One other concern you should have on this topic is that not all advertising is commissionable. If your consultant is making additional money from the commissions, he may be tempted to focus more spending on the type of advertising that pays the best commissions rather than the ads that will be most effective for your campaign. You need to discuss this issue with him.
7. What if I want to fire you?
In some cases candidates and consultants just don’t get along. In other cases, the consultant may do something that embarrasses the campaign. And, sometimes the campaign just needs a fall guy. You need to address what happens if the consultant is terminated under each of these circumstances.
8. What do you know about my district/community?

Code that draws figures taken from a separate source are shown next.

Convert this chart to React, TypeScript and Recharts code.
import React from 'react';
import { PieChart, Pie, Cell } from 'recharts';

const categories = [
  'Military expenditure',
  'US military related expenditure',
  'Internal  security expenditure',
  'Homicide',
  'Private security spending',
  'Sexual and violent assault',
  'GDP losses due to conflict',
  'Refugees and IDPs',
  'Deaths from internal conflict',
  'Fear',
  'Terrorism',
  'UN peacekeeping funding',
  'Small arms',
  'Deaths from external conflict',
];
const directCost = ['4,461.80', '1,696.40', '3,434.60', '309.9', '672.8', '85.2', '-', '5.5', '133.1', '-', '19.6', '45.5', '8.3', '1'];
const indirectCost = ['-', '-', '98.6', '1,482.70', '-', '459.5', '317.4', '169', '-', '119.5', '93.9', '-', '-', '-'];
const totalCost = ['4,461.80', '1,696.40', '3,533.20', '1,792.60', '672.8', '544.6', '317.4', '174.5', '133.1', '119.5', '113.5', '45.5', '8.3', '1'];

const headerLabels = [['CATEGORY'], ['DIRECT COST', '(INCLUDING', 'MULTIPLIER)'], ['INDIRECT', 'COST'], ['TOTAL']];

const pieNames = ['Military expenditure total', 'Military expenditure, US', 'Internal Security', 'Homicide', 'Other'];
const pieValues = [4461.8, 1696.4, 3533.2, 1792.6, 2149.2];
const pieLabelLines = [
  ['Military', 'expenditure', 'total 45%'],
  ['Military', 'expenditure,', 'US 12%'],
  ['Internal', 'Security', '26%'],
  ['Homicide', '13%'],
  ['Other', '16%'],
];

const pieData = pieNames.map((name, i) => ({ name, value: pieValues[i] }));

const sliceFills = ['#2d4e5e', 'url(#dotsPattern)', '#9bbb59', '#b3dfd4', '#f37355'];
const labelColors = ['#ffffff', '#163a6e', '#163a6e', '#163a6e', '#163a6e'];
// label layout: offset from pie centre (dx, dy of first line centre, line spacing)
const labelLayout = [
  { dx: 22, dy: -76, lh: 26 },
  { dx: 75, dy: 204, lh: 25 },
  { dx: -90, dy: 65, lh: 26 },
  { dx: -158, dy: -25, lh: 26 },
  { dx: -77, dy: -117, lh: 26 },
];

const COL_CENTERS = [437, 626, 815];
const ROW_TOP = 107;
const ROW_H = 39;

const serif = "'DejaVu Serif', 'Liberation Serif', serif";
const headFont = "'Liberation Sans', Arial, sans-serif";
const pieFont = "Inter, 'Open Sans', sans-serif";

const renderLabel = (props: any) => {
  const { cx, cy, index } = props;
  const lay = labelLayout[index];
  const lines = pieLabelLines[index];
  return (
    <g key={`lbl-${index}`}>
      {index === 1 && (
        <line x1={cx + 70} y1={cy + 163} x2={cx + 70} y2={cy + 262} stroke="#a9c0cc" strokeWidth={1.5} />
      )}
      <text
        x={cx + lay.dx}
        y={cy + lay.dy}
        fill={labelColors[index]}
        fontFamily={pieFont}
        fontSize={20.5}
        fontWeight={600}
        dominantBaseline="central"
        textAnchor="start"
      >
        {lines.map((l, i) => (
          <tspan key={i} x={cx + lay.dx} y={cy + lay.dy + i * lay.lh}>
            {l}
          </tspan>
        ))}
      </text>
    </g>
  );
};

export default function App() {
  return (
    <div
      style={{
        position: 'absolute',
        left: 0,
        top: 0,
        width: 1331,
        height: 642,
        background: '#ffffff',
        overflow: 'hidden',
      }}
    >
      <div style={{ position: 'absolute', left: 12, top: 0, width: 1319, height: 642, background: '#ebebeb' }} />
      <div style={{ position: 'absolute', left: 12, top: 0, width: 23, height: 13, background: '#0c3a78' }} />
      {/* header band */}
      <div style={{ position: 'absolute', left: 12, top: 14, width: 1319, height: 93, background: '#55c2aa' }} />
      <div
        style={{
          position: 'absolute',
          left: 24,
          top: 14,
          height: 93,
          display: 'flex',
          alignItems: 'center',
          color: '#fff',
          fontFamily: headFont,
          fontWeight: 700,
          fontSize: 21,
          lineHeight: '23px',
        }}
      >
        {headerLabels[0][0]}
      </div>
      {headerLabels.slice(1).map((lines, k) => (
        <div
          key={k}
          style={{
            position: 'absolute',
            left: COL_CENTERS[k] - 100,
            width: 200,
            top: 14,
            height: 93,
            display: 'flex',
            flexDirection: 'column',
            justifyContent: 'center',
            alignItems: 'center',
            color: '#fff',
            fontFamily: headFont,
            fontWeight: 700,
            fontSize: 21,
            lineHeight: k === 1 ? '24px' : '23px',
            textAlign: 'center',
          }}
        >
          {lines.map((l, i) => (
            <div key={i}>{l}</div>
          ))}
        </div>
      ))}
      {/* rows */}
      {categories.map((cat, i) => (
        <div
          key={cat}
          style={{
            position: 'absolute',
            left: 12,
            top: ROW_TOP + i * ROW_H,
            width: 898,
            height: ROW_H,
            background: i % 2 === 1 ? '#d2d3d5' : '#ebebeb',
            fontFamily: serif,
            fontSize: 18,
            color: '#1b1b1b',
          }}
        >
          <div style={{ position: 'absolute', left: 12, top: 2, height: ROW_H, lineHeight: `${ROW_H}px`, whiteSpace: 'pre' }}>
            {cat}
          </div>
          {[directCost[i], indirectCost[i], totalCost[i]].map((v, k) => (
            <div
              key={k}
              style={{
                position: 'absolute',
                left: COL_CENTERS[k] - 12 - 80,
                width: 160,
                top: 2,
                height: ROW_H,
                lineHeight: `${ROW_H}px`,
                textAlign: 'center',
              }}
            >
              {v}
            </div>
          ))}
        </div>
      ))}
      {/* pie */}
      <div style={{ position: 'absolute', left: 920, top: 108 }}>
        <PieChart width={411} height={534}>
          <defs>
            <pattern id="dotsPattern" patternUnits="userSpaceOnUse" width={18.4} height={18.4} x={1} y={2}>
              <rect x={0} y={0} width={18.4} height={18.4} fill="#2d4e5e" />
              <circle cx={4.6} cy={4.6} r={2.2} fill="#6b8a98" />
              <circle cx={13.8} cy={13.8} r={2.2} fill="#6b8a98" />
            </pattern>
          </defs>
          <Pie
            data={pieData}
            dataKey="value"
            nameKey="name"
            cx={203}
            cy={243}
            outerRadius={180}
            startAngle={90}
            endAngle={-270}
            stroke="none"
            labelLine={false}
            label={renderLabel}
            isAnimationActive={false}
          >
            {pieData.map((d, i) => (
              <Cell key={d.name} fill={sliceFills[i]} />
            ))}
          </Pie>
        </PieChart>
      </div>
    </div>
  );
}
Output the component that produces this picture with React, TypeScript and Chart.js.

This is a very important aspect to the success of a political campaign. Campaign needs to be led by someone who knows the constituency and knows a good section of influential people in the area. If the consultant doesn’t seem to know much, ask what he plans to do to get educated about your district. If he bluffs badly, be careful. He may also be bluffing about things you don’t know much about.
9. What kind of campaign plan would you anticipate using in a district like this one? What size budget do you think I will need to implement your plan?
Take notes during the discussion and review key points with any consultant you are considering hiring. Be sure that any final agreement is in writing.